246 N.W. 127 | Mich. | 1933
The morning of August 14, 1931, at about four o'clock and dark, plaintiff was walking easterly along a 40-foot paved highway, and, he claims, about three feet from the southerly edge thereof, when defendants' truck, going in the same direction, ran him down and injured him. He brought this suit, and, upon trial by jury, had verdict and judgment. Defendants review by appeal.
Plaintiff was walking down hill, having just come over its crest. The defendants' truck came over the crest of the hill at a speed of 25 miles per hour and the driver dimmed the lights on account of approaching trucks also with lights dimmed. Just before he was struck, plaintiff looked back and claims he saw no car coming. It is contended that the court should have found plaintiff guilty of contributory negligence as a matter of law. The court instructed the jury that if plaintiff looked:
"as he says he did and the car was in the range of his vision and you so find, it was his duty to see the car and take precaution for his own safety accordingly. Just where it was when he looked back and saw no approaching car, does not clearly appear from the evidence. But if you find he was in a position where his range of vision as he looked back took in an oncoming car or should have taken in the oncoming car, that fact, if you find it to be a fact, is a circumstance which you are to consider on the subject of plaintiff's contributory negligence, if any. For I instruct you that the law is that a man is in law bound to see what the facts in the case indicate could have been seen if he looked. * * *
"It is for you as members of the jury to determine, under all of the circumstances of this case, whether the plaintiff was using ordinary care for his own safety as he was walking easterly on this highway." *301
Under the evidence the question of plaintiff's contributory negligence was an issue of fact, and the court was not in error in so holding. The driver of defendant's car testified that he did not see plaintiff until within 15 or 20 feet of him. If the driver was blinded by lights of the approaching trucks then he had no assured clear distance ahead, and was guilty of negligence in not lessening the speed of the car and regulating control thereof so as to be in command of sudden emergency. 1 Comp. Laws 1929, § 4697; Gleason v. Lowe,
No statute required plaintiff to walk upon any particular part of the pavement, and he had a legal right to walk on any part thereof, exercising, however, the care of a reasonably prudent man for his own protection and preservation. The court so instructed the jury, and was not in error in doing so. The claim of the driver relative to acts of plaintiff when the car was practically upon him presented a question of fact for the jury. Upon this subject the court instructed the jury:
"That is the claim of the defendant, that the plaintiff, as this truck approached him and was about to pass, walked directly into the side of the truck and *302 that that was a negligent act on his part and would defeat his right of recovery in this case. * * *
"If the plaintiff negligently walked into the side of this truck, as the defendants claim he did, as they were passing him, that would be contributory negligence and he would not be entitled to recover."

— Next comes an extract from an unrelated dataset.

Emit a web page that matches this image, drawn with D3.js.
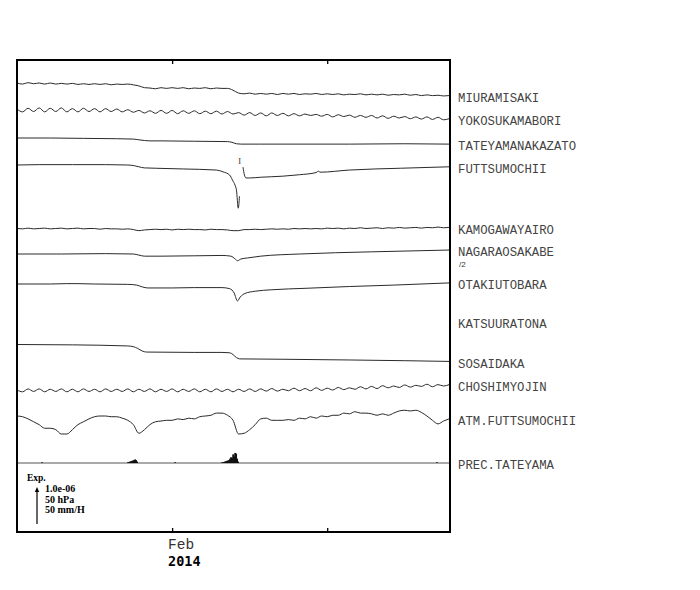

Counsel for defendants complain because this instruction was not given until the court's attention had been called to the omission and then at the conclusion of the charge. We find no error in giving the defendants the benefit of the last word on the subject.
An examination of the record discloses no reversible error, and the judgment is affirmed, with costs to plaintiff.
McDONALD, C.J., and CLARK, POTTER, SHARPE, NORTH, FEAD, and BUTZEL, JJ., concurred.